• Exercise description:
List the lines of this listing that hold the word "code".

• Records supplied:
"""

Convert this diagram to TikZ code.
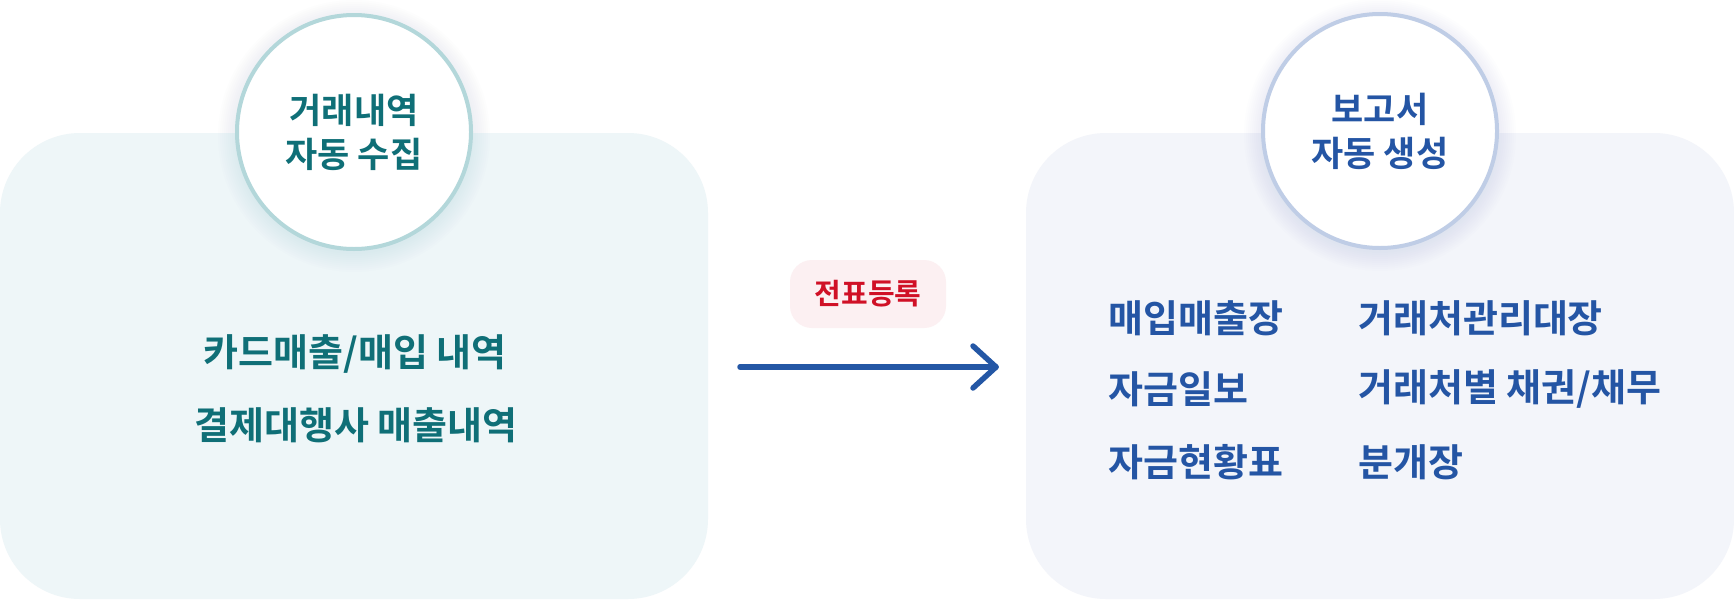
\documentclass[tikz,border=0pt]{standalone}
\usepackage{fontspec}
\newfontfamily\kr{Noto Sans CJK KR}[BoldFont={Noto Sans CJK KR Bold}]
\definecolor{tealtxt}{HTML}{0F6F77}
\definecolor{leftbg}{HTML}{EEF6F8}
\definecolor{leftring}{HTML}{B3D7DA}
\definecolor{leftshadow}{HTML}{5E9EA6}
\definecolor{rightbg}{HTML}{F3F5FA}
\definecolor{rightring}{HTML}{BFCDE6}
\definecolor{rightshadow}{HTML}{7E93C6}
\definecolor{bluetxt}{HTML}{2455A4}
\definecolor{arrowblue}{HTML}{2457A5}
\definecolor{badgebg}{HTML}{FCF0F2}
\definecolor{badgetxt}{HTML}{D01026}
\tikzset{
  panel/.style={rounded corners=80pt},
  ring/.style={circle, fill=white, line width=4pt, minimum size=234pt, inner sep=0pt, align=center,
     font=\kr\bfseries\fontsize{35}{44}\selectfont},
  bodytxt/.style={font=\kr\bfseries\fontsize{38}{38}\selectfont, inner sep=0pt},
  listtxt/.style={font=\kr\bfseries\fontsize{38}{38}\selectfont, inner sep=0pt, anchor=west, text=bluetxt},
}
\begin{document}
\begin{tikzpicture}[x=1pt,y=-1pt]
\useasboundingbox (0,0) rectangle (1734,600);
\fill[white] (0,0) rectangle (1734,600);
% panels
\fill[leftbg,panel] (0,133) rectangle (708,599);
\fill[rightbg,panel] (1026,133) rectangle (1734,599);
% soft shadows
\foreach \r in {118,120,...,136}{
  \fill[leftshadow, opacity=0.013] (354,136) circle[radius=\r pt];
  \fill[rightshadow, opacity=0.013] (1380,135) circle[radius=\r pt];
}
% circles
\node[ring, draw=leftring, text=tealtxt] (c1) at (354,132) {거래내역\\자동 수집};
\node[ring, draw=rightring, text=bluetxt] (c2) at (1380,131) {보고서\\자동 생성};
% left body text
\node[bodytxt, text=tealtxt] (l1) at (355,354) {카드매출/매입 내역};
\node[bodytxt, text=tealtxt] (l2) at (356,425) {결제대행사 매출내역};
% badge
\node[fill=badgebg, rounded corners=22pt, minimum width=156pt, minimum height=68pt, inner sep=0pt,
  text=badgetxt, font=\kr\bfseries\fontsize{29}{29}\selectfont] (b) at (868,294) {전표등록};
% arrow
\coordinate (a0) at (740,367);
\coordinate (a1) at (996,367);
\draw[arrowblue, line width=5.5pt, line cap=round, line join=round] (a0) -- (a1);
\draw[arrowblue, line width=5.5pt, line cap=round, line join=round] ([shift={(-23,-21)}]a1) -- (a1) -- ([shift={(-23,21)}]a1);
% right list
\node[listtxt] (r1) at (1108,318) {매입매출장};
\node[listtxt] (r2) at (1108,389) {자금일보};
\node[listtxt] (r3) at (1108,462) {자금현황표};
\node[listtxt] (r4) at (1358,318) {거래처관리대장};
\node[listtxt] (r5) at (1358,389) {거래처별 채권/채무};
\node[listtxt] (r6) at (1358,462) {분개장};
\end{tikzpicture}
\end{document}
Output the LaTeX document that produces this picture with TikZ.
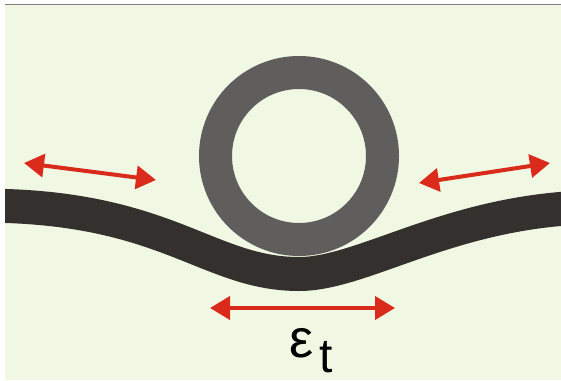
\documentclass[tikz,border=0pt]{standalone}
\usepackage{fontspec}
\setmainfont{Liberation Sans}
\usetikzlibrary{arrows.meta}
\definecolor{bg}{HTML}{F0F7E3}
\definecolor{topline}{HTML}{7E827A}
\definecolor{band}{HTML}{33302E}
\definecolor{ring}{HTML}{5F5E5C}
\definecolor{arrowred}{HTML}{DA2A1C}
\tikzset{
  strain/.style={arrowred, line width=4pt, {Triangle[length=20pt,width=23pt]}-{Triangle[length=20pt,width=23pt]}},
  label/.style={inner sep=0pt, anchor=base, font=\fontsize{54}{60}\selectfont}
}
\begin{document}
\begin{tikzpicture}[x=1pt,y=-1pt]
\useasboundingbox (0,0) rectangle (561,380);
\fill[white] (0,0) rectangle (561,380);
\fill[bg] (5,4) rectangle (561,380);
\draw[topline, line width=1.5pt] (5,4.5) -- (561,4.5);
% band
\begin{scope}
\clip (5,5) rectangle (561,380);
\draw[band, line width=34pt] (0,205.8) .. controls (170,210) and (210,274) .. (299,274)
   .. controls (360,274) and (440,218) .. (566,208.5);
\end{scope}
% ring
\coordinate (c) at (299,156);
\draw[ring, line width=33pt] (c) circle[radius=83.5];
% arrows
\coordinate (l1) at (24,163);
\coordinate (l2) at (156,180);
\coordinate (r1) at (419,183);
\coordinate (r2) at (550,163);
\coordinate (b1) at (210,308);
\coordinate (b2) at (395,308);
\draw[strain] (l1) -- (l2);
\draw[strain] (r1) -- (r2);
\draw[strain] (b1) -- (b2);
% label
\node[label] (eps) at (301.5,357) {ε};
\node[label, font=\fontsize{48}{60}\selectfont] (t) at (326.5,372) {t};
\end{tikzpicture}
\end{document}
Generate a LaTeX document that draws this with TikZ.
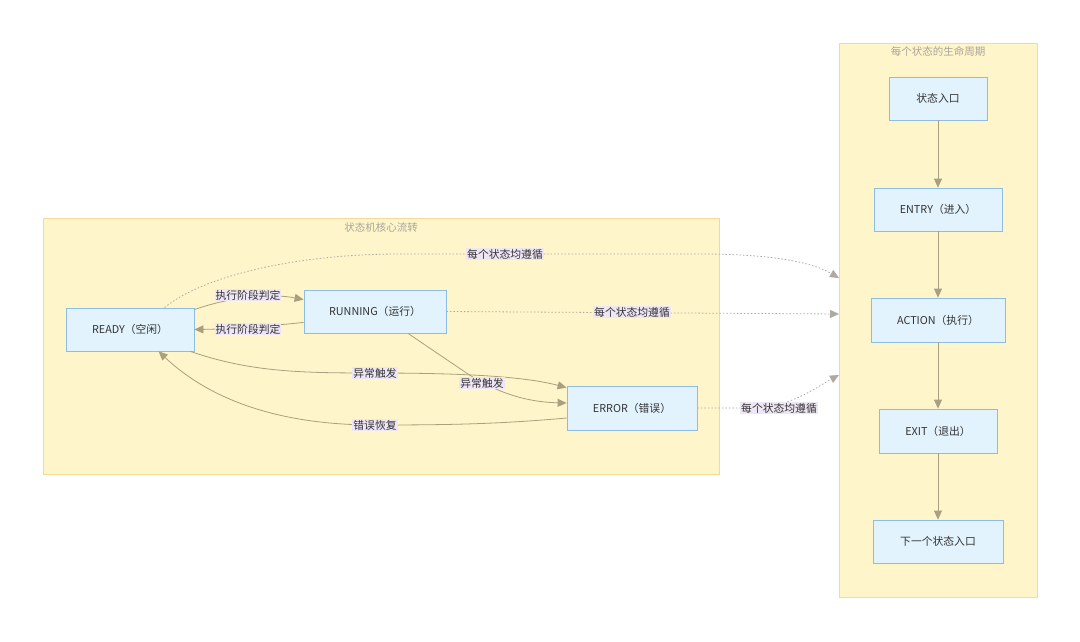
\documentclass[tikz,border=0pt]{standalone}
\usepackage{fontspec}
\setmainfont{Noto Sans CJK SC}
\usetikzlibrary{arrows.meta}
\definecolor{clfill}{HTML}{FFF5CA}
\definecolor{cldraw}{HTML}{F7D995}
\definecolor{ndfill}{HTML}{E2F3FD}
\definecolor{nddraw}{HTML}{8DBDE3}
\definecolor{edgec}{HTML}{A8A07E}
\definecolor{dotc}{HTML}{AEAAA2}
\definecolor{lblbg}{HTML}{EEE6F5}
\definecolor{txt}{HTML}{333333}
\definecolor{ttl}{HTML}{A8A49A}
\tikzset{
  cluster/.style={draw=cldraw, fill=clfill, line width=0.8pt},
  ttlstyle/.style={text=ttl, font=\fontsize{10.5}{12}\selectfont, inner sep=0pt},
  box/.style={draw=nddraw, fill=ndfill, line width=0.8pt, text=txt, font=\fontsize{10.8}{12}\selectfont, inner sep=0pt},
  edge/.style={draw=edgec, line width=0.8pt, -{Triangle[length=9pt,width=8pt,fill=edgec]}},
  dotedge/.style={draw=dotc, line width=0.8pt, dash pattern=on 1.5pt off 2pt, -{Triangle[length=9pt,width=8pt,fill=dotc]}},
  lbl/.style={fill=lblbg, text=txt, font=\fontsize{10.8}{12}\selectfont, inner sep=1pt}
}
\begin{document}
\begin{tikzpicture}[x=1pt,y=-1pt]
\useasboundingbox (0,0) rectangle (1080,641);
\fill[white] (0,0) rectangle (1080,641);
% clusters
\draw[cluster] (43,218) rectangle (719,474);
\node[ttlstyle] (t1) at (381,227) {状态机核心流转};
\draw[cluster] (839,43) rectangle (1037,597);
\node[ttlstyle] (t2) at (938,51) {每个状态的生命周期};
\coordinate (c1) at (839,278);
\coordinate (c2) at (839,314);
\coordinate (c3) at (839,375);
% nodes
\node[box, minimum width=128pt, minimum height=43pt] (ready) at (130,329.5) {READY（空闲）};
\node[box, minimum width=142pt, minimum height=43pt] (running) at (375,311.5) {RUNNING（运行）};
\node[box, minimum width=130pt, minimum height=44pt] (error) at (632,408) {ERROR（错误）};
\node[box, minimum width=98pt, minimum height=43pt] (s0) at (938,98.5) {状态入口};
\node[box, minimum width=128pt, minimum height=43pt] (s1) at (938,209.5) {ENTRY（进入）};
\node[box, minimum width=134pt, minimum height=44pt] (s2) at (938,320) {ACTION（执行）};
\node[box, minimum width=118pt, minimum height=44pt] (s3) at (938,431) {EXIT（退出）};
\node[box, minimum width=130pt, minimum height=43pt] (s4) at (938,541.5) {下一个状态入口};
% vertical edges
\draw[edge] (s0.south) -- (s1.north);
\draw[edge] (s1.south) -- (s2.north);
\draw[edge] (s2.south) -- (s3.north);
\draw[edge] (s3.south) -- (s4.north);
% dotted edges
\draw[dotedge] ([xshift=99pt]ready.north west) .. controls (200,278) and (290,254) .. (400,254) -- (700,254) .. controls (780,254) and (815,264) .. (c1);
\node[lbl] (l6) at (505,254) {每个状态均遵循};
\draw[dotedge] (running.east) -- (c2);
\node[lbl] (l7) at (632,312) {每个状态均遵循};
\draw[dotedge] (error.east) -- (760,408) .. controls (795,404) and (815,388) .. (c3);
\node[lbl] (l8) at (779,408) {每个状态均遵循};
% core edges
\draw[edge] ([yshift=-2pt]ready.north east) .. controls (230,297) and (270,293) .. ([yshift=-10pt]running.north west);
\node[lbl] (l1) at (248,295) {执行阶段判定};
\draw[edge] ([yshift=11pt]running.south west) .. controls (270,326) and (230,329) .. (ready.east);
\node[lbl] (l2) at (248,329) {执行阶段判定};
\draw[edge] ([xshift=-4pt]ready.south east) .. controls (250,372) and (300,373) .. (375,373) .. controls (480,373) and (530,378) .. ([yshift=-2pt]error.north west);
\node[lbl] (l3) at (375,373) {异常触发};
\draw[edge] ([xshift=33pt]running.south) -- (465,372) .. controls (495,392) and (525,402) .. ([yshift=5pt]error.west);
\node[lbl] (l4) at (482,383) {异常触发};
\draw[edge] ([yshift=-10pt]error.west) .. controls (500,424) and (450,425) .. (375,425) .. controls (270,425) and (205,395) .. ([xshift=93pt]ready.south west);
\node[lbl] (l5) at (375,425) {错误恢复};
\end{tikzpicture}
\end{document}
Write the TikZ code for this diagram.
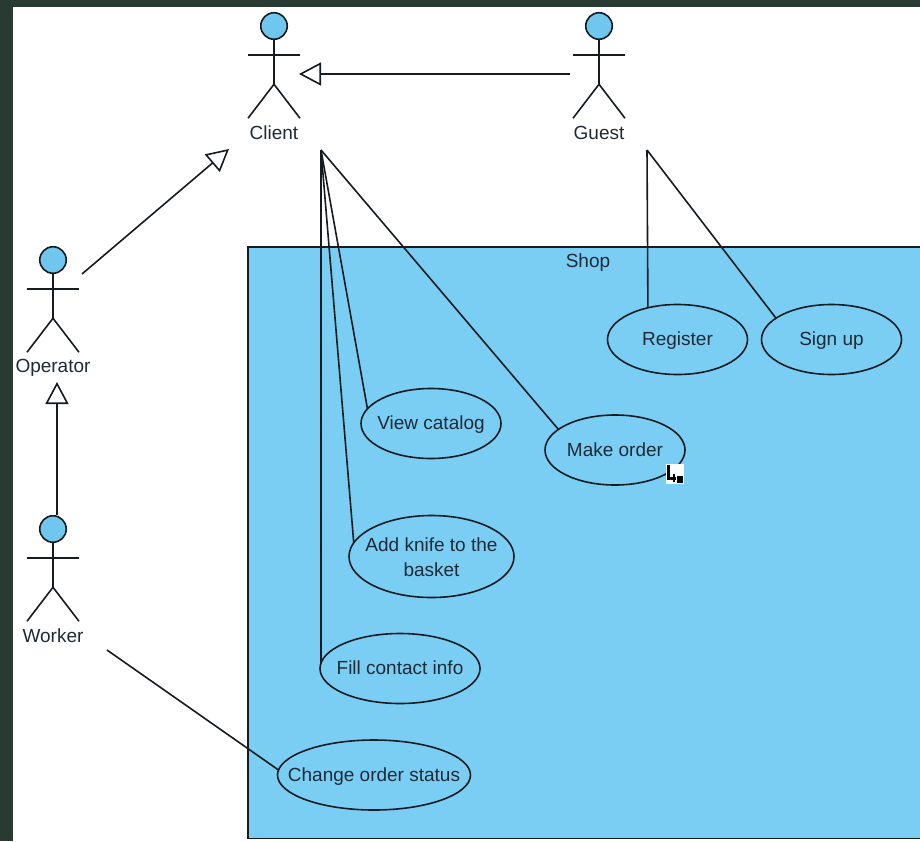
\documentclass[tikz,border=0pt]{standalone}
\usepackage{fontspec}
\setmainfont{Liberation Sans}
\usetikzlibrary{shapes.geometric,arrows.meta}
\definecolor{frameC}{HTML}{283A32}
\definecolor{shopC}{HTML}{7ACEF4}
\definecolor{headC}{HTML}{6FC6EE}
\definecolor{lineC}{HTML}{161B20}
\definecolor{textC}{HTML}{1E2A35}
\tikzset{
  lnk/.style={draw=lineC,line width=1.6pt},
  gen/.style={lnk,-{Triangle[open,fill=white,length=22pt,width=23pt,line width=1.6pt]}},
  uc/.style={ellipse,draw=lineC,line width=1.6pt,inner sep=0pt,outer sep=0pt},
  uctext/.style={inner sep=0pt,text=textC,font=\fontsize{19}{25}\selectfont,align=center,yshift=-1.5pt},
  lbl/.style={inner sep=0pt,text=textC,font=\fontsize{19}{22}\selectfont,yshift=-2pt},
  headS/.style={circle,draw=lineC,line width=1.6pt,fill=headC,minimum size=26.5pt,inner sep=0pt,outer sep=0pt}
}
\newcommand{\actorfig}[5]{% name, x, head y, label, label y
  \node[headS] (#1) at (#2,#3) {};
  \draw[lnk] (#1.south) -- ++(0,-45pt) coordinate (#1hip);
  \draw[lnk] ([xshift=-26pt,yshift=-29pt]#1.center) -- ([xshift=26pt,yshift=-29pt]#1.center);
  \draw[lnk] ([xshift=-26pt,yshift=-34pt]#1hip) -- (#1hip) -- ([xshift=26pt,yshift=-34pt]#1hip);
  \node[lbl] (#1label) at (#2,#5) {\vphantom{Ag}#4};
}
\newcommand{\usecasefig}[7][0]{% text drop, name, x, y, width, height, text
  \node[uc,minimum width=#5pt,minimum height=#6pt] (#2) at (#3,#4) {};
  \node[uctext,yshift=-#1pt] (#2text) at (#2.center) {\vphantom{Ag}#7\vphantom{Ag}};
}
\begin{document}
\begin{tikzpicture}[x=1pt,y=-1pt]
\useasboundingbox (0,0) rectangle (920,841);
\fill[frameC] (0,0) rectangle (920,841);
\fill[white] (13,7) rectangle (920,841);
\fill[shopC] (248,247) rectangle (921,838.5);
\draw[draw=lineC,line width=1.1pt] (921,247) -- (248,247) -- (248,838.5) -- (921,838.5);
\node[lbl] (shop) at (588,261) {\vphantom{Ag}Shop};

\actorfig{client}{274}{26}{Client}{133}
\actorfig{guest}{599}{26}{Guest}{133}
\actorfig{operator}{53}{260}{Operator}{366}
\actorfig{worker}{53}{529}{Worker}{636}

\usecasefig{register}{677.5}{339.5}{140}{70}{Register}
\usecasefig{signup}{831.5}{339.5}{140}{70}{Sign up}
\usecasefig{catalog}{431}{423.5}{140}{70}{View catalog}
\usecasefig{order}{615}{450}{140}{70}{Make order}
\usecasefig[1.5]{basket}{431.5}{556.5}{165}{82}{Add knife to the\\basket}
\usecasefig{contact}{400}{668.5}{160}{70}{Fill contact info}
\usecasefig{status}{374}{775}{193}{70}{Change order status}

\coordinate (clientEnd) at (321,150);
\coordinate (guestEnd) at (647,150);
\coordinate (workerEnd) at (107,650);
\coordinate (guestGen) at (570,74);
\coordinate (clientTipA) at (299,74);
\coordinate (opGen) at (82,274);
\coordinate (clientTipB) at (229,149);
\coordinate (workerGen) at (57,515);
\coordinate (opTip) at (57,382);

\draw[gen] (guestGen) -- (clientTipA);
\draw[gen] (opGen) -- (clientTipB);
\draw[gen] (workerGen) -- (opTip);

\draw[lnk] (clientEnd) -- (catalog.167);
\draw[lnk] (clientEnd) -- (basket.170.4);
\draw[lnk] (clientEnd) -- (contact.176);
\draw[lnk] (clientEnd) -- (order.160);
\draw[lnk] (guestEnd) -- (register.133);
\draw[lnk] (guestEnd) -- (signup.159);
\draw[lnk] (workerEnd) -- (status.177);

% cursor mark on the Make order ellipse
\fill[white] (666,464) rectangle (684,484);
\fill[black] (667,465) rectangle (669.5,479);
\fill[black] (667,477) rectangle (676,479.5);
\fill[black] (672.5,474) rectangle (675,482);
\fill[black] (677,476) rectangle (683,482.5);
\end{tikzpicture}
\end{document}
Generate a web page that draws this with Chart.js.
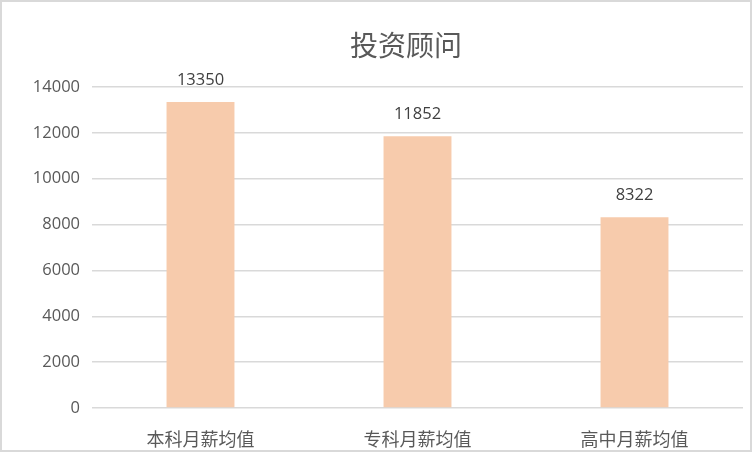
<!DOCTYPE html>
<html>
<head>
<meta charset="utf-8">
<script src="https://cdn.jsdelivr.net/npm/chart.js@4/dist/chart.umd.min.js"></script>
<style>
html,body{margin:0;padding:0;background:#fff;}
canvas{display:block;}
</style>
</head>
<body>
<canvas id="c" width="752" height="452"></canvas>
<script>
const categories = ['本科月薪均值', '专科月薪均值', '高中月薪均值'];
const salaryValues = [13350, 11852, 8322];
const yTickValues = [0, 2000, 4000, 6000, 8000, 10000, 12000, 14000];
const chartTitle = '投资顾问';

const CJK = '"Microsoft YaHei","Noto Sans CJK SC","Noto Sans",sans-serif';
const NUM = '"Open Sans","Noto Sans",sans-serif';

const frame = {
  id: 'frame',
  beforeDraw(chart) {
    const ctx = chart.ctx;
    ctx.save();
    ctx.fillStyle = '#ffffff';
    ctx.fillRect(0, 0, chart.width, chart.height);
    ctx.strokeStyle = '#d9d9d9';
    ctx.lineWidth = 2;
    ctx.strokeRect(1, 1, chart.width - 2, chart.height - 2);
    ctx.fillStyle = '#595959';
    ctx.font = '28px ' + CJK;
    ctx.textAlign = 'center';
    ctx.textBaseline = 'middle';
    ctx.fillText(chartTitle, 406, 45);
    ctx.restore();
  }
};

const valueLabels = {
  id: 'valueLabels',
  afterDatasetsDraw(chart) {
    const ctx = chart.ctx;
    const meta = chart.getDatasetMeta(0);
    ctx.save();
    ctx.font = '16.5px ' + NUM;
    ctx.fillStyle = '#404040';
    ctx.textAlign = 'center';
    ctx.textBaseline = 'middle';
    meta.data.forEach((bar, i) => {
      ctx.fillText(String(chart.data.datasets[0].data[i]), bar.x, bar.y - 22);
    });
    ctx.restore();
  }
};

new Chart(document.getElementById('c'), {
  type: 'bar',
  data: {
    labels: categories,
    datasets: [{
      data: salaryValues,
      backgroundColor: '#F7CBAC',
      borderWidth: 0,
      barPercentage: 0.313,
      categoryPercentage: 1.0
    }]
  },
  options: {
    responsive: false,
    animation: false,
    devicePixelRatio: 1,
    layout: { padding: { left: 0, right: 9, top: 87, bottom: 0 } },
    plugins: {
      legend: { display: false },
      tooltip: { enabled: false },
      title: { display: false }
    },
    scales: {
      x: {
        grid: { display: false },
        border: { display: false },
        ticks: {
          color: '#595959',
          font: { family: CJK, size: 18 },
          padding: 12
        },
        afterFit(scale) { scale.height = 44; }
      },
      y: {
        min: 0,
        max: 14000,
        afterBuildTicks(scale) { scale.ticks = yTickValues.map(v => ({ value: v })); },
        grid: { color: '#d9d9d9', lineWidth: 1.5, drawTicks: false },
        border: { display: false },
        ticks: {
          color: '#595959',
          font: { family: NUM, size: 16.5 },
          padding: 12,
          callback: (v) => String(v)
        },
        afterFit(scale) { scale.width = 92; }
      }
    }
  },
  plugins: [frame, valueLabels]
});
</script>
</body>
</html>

"""

• Result for this task:
Convert this diagram to TikZ code.
Write the TikZ code for this diagram.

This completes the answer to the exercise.